Suspected killer Magnotta lands at Mirabel Airport
Luka Magnotta exits a plane at Mirabel Airport on June 18, 2012 (SPVM handout)
Published Tuesday, June 19, 2012 9:51AM EDT
Last Updated Tuesday, June 19, 2012 9:30PM EDT
MONTREAL — Luka Rocco Magnotta, the man suspected of killing and dismembering Lin Jun, a student at Concordia University, was flown back to Canada under police escort on Monday.
He is scheduled to appear in the Montreal courthouse Tuesday afternoon, possibly via videoconference.
Held in Berlin since he was arrested on June 4, Magnotta chose not to fight his extradition back to Canada. With Montreal police arriving in the German capital over the weekend to complete the transfer, the suspect was loaded aboard a Royal Canadian Air Force jet on Monday morning.
The airlifter landed at Montreal's Mirabel Airport, used mostly for cargo flights, just before 7:00 p.m. on Monday. First met by members of Canada's border patrol inside the Airbus, Magnotta was brought to an unmarked burgundy van staffed by members of Montreal's SWAT squad.
"It all went very well on the flight, it was very quiet," said Ian Lafreniere, a spokesman for the Montreal police.
Magnotta was closely guarded by six Montreal police officers on the flight.
A convoy of police and emergency vehicles with flashing lights met Magnotta at the airport.
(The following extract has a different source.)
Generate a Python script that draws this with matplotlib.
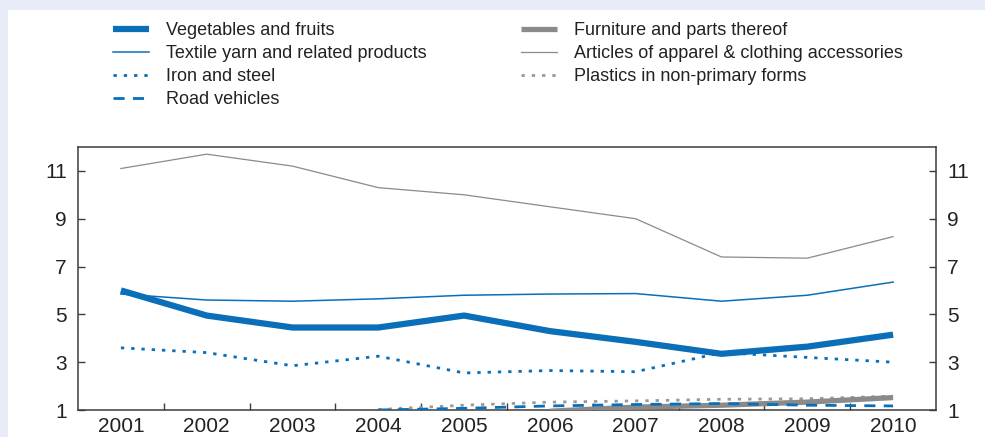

Armed guards were on standby as he was whisked away in one of the cars.
"We're extremely happy and relieved now (that) the accused killer is in Montreal and will face justice," Montreal police Cmdr. Ian Lafreniere told reporters shortly after Magnotta's arrival at the airport. "That will be also helpful to the family."
Allegations of Magnotta's grisly murder of the Chinese student became a global story as details emerged of the killing. Montreal police confirmed last Friday they had obtained a longer version of the infamous video which appears to show the crime.
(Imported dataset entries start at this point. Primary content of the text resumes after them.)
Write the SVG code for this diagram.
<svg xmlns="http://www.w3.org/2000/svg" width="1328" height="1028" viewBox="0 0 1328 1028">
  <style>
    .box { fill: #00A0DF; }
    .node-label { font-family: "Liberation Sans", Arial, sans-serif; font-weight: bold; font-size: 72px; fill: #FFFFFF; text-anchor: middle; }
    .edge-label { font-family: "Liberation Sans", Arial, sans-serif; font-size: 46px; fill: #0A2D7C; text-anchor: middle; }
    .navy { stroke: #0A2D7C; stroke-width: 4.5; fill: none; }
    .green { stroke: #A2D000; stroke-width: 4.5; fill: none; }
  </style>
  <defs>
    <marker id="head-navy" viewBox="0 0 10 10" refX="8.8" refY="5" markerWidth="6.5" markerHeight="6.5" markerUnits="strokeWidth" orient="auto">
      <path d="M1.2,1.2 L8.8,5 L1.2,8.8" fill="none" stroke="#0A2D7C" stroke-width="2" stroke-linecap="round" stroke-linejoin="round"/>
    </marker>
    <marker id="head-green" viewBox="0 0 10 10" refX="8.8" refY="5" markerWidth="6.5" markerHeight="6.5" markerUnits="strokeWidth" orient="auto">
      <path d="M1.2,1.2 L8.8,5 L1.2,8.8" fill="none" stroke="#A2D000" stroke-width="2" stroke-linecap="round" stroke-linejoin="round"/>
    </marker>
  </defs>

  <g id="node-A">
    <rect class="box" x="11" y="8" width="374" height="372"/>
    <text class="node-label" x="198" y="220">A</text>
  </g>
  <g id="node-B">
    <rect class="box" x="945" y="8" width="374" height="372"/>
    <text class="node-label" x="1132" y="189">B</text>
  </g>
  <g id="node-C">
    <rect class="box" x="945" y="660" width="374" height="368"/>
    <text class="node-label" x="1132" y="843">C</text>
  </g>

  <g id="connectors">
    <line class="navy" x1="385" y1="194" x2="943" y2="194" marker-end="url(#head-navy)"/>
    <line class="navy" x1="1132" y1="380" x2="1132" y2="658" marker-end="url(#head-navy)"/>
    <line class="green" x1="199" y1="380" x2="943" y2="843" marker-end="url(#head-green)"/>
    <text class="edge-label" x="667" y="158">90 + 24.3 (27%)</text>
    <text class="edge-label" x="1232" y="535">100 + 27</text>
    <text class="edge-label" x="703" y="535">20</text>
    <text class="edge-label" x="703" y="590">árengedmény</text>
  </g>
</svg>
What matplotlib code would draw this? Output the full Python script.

The video, which is more lengthy than that which was posted on the internet, also contains audio and will be used as evidence in the investigation.
A global manhunt ensued as Magnotta fled first to France and then Germany. The suspect was finally nabbed at an Internet cafe in a seedy part of Berlin when he was recognized by the cafe's employee. When Berlin police arrested Magnotta, he was reading stories of his own evasion from authorities.
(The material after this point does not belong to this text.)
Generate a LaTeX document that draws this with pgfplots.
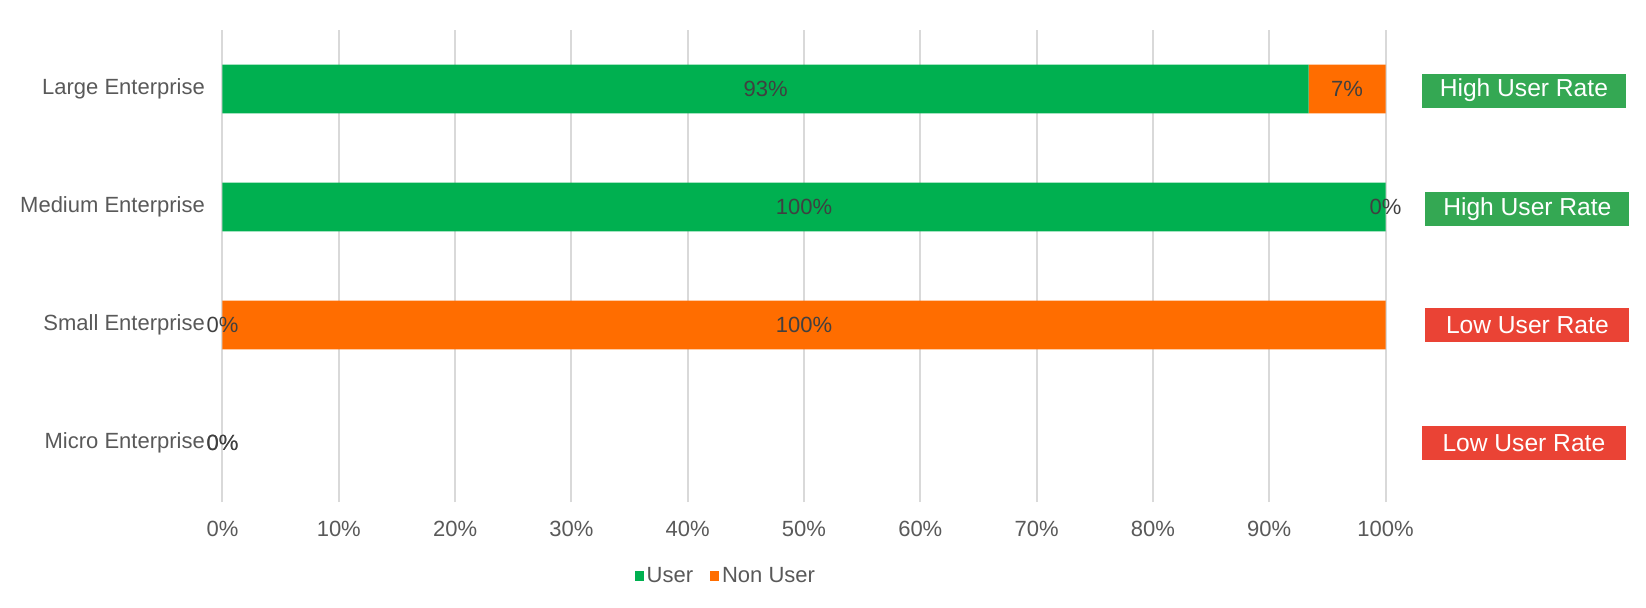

Lin's family is still in Montreal, wrapping up the young man's affairs before they return to China with the body.
The extradition process required collaboration among federal authorities, Montreal police, the Quebec Prosecution Service and German officials.
In a statement, both Justice Minister Rob Nicholson and Public Safety Minister Vic Toews lauded this co-operation.
"It is important that Canadians can have confidence that those who are accused of serious crimes will face the full force of the law," the statement read.
The original arrest warrant issued for Magnotta cited five criminal charges, including first-degree murder, but Lafreniere said Monday that number could change.
Montreal investigators have yet to formally question Magnotta, he said.
Lafraniere said police considered various safety measures when they decided to bring Magnotta back to Canada on a military flight.
Police had to consider how passengers on a commercial flight would react to having a suspected killer on the same plane, he said. There was also the risk of the plane getting diverted to another country, which could pose all sorts of legal problems.
"We needed a direct flight," Lafreniere said.
The large convoy waiting for Magnotta at Mirabel Airport was assembled because police feared other vehicles might chase Magnotta down the highway, Lafreniere said.
"You're talking about a very special case. You're talking about one of the largest manhunts in Montreal's history," he said. "But we're happy to say…everything went smoothly."